━━━━━ SOURCE DATA ━━━━━

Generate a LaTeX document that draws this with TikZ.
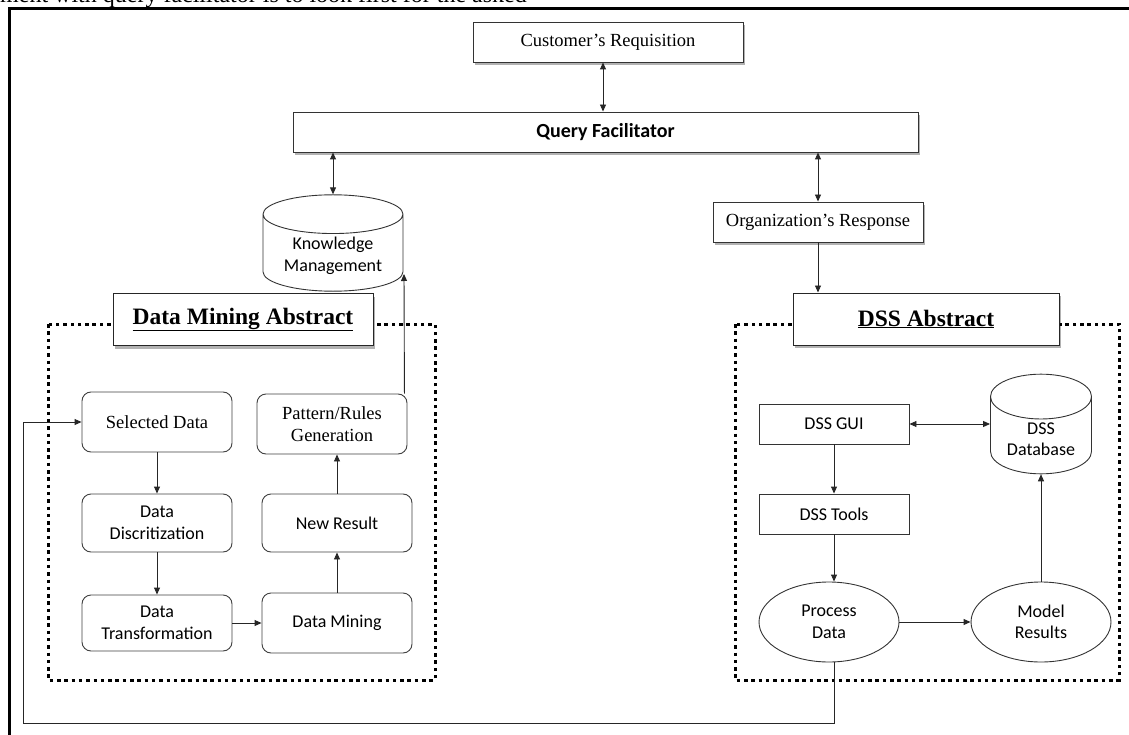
\documentclass[tikz,border=0pt]{standalone}
\usepackage{fontspec}
\setmainfont{Liberation Serif}
\newfontfamily\calibri{Carlito}
\usetikzlibrary{shapes.geometric, arrows.meta, shadows}

\tikzset{
  plainbox/.style={draw=black!80, line width=0.9pt, fill=white, minimum height=40pt, font=\fontsize{18.5}{22}\selectfont},
  roundbox/.style={draw=black!75, line width=0.9pt, rounded corners=9pt, fill=white, minimum width=150pt, align=center},
  sansbox/.style={roundbox, font=\calibri\fontsize{18}{21.5}\selectfont},
  serifbox/.style={roundbox, font=\fontsize{18.5}{22}\selectfont},
  dssbox/.style={draw=black!80, line width=0.9pt, minimum width=150pt, minimum height=40pt, font=\calibri\fontsize{18}{21.5}\selectfont},
  store/.style={cylinder, shape border rotate=90, anchor=shape center, draw=black!80, line width=0.9pt, align=center, font=\calibri\fontsize{18}{21.5}\selectfont},
  blob/.style={ellipse, draw=black!80, line width=0.9pt, minimum width=140pt, minimum height=80pt, align=center, inner sep=0pt, font=\calibri\fontsize{18}{21.5}\selectfont},
  abstractbox/.style={draw=black!85, line width=1pt, fill=white, minimum height=52pt, font=\bfseries\fontsize{23.5}{28}\selectfont},
  dotframe/.style={line width=3pt, dash pattern=on 3.5pt off 3.8pt},
  shade/.style={drop shadow={shadow xshift=1.5pt, shadow yshift=-3pt, fill=black, opacity=0.3}},
  link/.style={->, line width=0.9pt, draw=black!85},
}

\begin{document}
\begin{tikzpicture}[x=1pt, y=-1pt, >={Triangle[length=7pt,width=6pt]}]
  \useasboundingbox (0,0) rectangle (1129,735);
  % page frame and the cut line of text above it
  \node[anchor=base west, inner sep=0pt, font=\fontsize{24}{28}\selectfont] (cut) at (0,3) {ment with query facilitator is to look first for the asked};
  \draw[line width=2.5pt] (9.5,740) -- (9.5,8.5) -- (1135,8.5);

  % top part
  \node[plainbox, minimum width=270pt, shade] (cust) at (608,42) {Customer's Requisition};
  \node[plainbox, minimum width=625pt, shade, font=\calibri\bfseries\fontsize{20}{24}\selectfont] (query) at (605.5,132) {Query Facilitator};
  \node[plainbox, minimum width=210pt, shade] (org) at (818,222) {Organization's Response};
  \node[store, minimum width=140pt, minimum height=62pt, aspect=0.37] (know) at (333,243) {Knowledge\\Management};

  % the two dotted frames
  \draw[dotframe] (48,324) rectangle (435,680);
  \draw[dotframe] (735,324) rectangle (1119,680);
  \node[abstractbox, minimum width=260pt, shade] (dmabs) at (243,319.5) {\underline{Data Mining Abstract}};
  \node[abstractbox, minimum width=266pt, shade] (dssabs) at (926,319) {\underline{DSS Abstract}};

  % data mining steps
  \node[serifbox, minimum height=60pt] (sel) at (157,422) {Selected Data};
  \node[sansbox, minimum height=58pt] (disc) at (157,523) {Data\\Discritization};
  \node[sansbox, minimum height=56pt] (trans) at (157,623) {Data\\Transformation};
  \node[serifbox, minimum height=60pt] (patt) at (332,424) {Pattern/Rules\\Generation};
  \node[sansbox, minimum height=58pt] (newres) at (337,523) {New Result};
  \node[sansbox, minimum height=60pt] (dmin) at (337,623) {Data Mining};

  % DSS parts
  \node[dssbox] (gui) at (834,424) {DSS GUI};
  \node[dssbox] (tools) at (834,514) {DSS Tools};
  \node[store, minimum width=101pt, minimum height=98pt, aspect=0.6] (db) at (1041,424) {DSS\\Database};
  \node[blob] (proc) at (829,622) {Process\\Data};
  \node[blob] (model) at (1041,622) {Model\\Results};

  % connectors
  \draw[link, <->] ([xshift=-5pt]cust.south) -- ([xshift=-5pt]query.north -| cust.south);
  \draw[link, <->] (query.south -| know.north) -- (know.north);
  \draw[link, <->] (query.south -| org.north) -- (org.north);
  \draw[link] (org.south) -- (org.south |- dssabs.north);
  \coordinate (knowin) at (404,274);
  \draw[link] ([xshift=-3pt]patt.north east) -- (knowin);
  \draw[link] (sel) -- (disc);
  \draw[link] (disc) -- (trans);
  \draw[link] (trans) -- (dmin);
  \draw[link] (dmin) -- (newres);
  \draw[link] (newres.north) -- (newres.north |- patt.south);
  \draw[link, <->] (gui.east) -- (gui.east -| db.west);
  \draw[link] (gui) -- (tools);
  \draw[link] (tools.south) -- (tools.south |- proc.north);
  \draw[link] (proc) -- (model);
  \draw[link] (model) -- (db);
  \coordinate (loop) at (23,723);
  \draw[link] ([xshift=5pt]proc.south) |- (loop) |- (sel.west);
\end{tikzpicture}
\end{document}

━━━━━

TASK: Go through the data above and transcribe it in full, omitting any image.

ANSWER TO THE PROBLEM:
Generate a LaTeX document that draws this with TikZ.
\documentclass[tikz,border=0pt]{standalone}
\usepackage{fontspec}
\setmainfont{Liberation Serif}
\newfontfamily\calibri{Carlito}
\usetikzlibrary{shapes.geometric, arrows.meta, shadows}

\tikzset{
  plainbox/.style={draw=black!80, line width=0.9pt, fill=white, minimum height=40pt, font=\fontsize{18.5}{22}\selectfont},
  roundbox/.style={draw=black!75, line width=0.9pt, rounded corners=9pt, fill=white, minimum width=150pt, align=center},
  sansbox/.style={roundbox, font=\calibri\fontsize{18}{21.5}\selectfont},
  serifbox/.style={roundbox, font=\fontsize{18.5}{22}\selectfont},
  dssbox/.style={draw=black!80, line width=0.9pt, minimum width=150pt, minimum height=40pt, font=\calibri\fontsize{18}{21.5}\selectfont},
  store/.style={cylinder, shape border rotate=90, anchor=shape center, draw=black!80, line width=0.9pt, align=center, font=\calibri\fontsize{18}{21.5}\selectfont},
  blob/.style={ellipse, draw=black!80, line width=0.9pt, minimum width=140pt, minimum height=80pt, align=center, inner sep=0pt, font=\calibri\fontsize{18}{21.5}\selectfont},
  abstractbox/.style={draw=black!85, line width=1pt, fill=white, minimum height=52pt, font=\bfseries\fontsize{23.5}{28}\selectfont},
  dotframe/.style={line width=3pt, dash pattern=on 3.5pt off 3.8pt},
  shade/.style={drop shadow={shadow xshift=1.5pt, shadow yshift=-3pt, fill=black, opacity=0.3}},
  link/.style={->, line width=0.9pt, draw=black!85},
}

\begin{document}
\begin{tikzpicture}[x=1pt, y=-1pt, >={Triangle[length=7pt,width=6pt]}]
  \useasboundingbox (0,0) rectangle (1129,735);
  % page frame and the cut line of text above it
  \node[anchor=base west, inner sep=0pt, font=\fontsize{24}{28}\selectfont] (cut) at (0,3) {ment with query facilitator is to look first for the asked};
  \draw[line width=2.5pt] (9.5,740) -- (9.5,8.5) -- (1135,8.5);

  % top part
  \node[plainbox, minimum width=270pt, shade] (cust) at (608,42) {Customer's Requisition};
  \node[plainbox, minimum width=625pt, shade, font=\calibri\bfseries\fontsize{20}{24}\selectfont] (query) at (605.5,132) {Query Facilitator};
  \node[plainbox, minimum width=210pt, shade] (org) at (818,222) {Organization's Response};
  \node[store, minimum width=140pt, minimum height=62pt, aspect=0.37] (know) at (333,243) {Knowledge\\Management};

  % the two dotted frames
  \draw[dotframe] (48,324) rectangle (435,680);
  \draw[dotframe] (735,324) rectangle (1119,680);
  \node[abstractbox, minimum width=260pt, shade] (dmabs) at (243,319.5) {\underline{Data Mining Abstract}};
  \node[abstractbox, minimum width=266pt, shade] (dssabs) at (926,319) {\underline{DSS Abstract}};

  % data mining steps
  \node[serifbox, minimum height=60pt] (sel) at (157,422) {Selected Data};
  \node[sansbox, minimum height=58pt] (disc) at (157,523) {Data\\Discritization};
  \node[sansbox, minimum height=56pt] (trans) at (157,623) {Data\\Transformation};
  \node[serifbox, minimum height=60pt] (patt) at (332,424) {Pattern/Rules\\Generation};
  \node[sansbox, minimum height=58pt] (newres) at (337,523) {New Result};
  \node[sansbox, minimum height=60pt] (dmin) at (337,623) {Data Mining};

  % DSS parts
  \node[dssbox] (gui) at (834,424) {DSS GUI};
  \node[dssbox] (tools) at (834,514) {DSS Tools};
  \node[store, minimum width=101pt, minimum height=98pt, aspect=0.6] (db) at (1041,424) {DSS\\Database};
  \node[blob] (proc) at (829,622) {Process\\Data};
  \node[blob] (model) at (1041,622) {Model\\Results};

  % connectors
  \draw[link, <->] ([xshift=-5pt]cust.south) -- ([xshift=-5pt]query.north -| cust.south);
  \draw[link, <->] (query.south -| know.north) -- (know.north);
  \draw[link, <->] (query.south -| org.north) -- (org.north);
  \draw[link] (org.south) -- (org.south |- dssabs.north);
  \coordinate (knowin) at (404,274);
  \draw[link] ([xshift=-3pt]patt.north east) -- (knowin);
  \draw[link] (sel) -- (disc);
  \draw[link] (disc) -- (trans);
  \draw[link] (trans) -- (dmin);
  \draw[link] (dmin) -- (newres);
  \draw[link] (newres.north) -- (newres.north |- patt.south);
  \draw[link, <->] (gui.east) -- (gui.east -| db.west);
  \draw[link] (gui) -- (tools);
  \draw[link] (tools.south) -- (tools.south |- proc.north);
  \draw[link] (proc) -- (model);
  \draw[link] (model) -- (db);
  \coordinate (loop) at (23,723);
  \draw[link] ([xshift=5pt]proc.south) |- (loop) |- (sel.west);
\end{tikzpicture}
\end{document}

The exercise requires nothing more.